The three cases raise questions about who is being deported, and why, and come amid a battle in federal courts over whether President Donald Trump's immigration crackdown has gone too far and too quickly at the expense of fundamental rights.
Lawyers in the cases described how the women were arrested at routine check-ins at ICE offices, given virtually no opportunity to speak with lawyers or their family members and then deported within three days or less.
The American Civil Liberties Union, National Immigration Project and several other allied groups said in a statement that the way ICE deported children who are U.S. citizens and their mothers is a ''shocking — although increasingly common — abuse of power.''
Gracie Willis of the National Immigration Project said the mothers, at the very least, did not have a fair opportunity to decide whether they wanted the children to stay in the United States.

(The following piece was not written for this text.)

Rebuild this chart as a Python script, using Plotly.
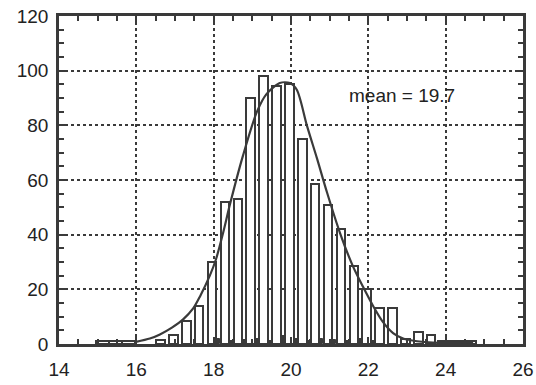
import plotly.graph_objects as go

# Main histogram bars (bin centres and counts)
bin_centers = [15.125, 15.458, 15.792,
               16.625, 16.958, 17.292, 17.625, 17.958, 18.292, 18.625, 18.958,
               19.292, 19.625, 19.958, 20.292, 20.625, 20.958, 21.292, 21.625,
               21.958, 22.292, 22.625, 22.958, 23.292, 23.625, 23.958, 24.292, 24.625]
counts = [1, 1, 1,
          1.5, 3.3, 8.4, 14, 30, 52, 53, 90,
          98, 94.5, 95, 75, 58.5, 51, 42, 28.5,
          20.3, 13, 13, 2, 4.3, 3.4, 1, 1, 1]
bar_widths = [0.333, 0.333, 0.333] + [0.22] * 22 + [0.333, 0.333, 0.333]

# Small in-between bins
gap_centers = [18.125, 18.458, 18.792, 19.125, 19.458, 19.792, 20.125, 20.458,
               20.792, 21.125, 21.458, 21.792, 22.125]
gap_counts = [2, 1, 1.5, 2, 1, 3, 2, 1, 2, 1.5, 1, 2, 1]

# Fitted curve
curve_x = [15.99, 16.35, 16.61, 16.92, 17.21, 17.47, 17.65, 17.90, 18.06, 18.25,
           18.42, 18.76, 19.12, 19.37, 19.71, 19.97, 20.15, 20.41, 20.67, 20.93,
           21.27, 21.60, 21.86, 22.12, 22.38, 22.64, 22.90, 23.26, 23.67, 24.71]
curve_y = [0.8, 2, 3.5, 6, 9, 13, 17.5, 25, 31, 41,
           51, 69, 85, 91.5, 95.5, 95.5, 93, 80, 68, 55.5,
           40.5, 28.5, 21, 14, 8, 4, 2, 1, 0.5, 0.5]

x_ticks = [14, 16, 18, 20, 22, 24, 26]
y_ticks = [0, 20, 40, 60, 80, 100, 120]
annotation_text = "mean = 19.7"

ink = "#3a3a3a"
font_family = "Liberation Sans, Arial, Helvetica, sans-serif"

fig = go.Figure()
fig.add_trace(go.Bar(x=bin_centers, y=counts, width=bar_widths,
                     marker=dict(color="white", line=dict(color=ink, width=2)),
                     showlegend=False))
fig.add_trace(go.Bar(x=gap_centers, y=gap_counts, width=0.09,
                     marker=dict(color=ink, line=dict(color=ink, width=1)),
                     showlegend=False))
fig.add_trace(go.Scatter(x=curve_x, y=curve_y, mode="lines",
                         line=dict(color=ink, width=2.2, shape="spline", smoothing=0.8),
                         showlegend=False))

fig.add_annotation(x=21.45, y=91, text=annotation_text, showarrow=False,
                   xanchor="left", yanchor="middle",
                   font=dict(family=font_family, size=19, color="#222"))

axis_common = dict(showline=True, linecolor=ink, linewidth=2.5, mirror="allticks",
                   ticks="inside", ticklen=7, tickwidth=1.5, tickcolor=ink,
                   showgrid=True, gridcolor=ink, gridwidth=1.5, griddash="dot",
                   zeroline=False, automargin=False,
                   tickfont=dict(family=font_family, size=19, color="#222"))

fig.update_xaxes(range=[14, 26], tickvals=x_ticks, ticktext=[str(v) for v in x_ticks],
                 ticklabelstandoff=6,
                 minor=dict(dtick=0.5, ticks="inside", ticklen=5, tickwidth=1.5,
                            tickcolor=ink, showgrid=False),
                 **axis_common)
fig.update_yaxes(range=[0, 120], tickvals=y_ticks, ticktext=[str(v) for v in y_ticks],
                 ticklabelstandoff=4,
                 minor=dict(dtick=5, ticks="inside", ticklen=5, tickwidth=1.5,
                            tickcolor=ink, showgrid=False),
                 **axis_common)

fig.update_layout(width=536, height=385, margin=dict(l=59, r=13, t=16, b=41),
                  plot_bgcolor="white", paper_bgcolor="white",
                  barmode="overlay", bargap=0)

fig.write_html("out.html")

''We have no idea what ICE was telling them, and in this case what has come to light is that ICE didn't give them another alternative,'' Willis said in an interview. ''They didn't gave them a choice, that these mothers only had the option to take their children with them despite loving caregivers being available in the United States to keep them here.''
The 4-year-old — who is suffering from a rare form of cancer — and the 7-year-old were deported to Honduras within a day of being arrested with their mother, Willis said.
In the case involving the 2-year-old, a federal judge in Louisiana raised questions about the deportation of the girl, saying the government did not prove it had done so properly.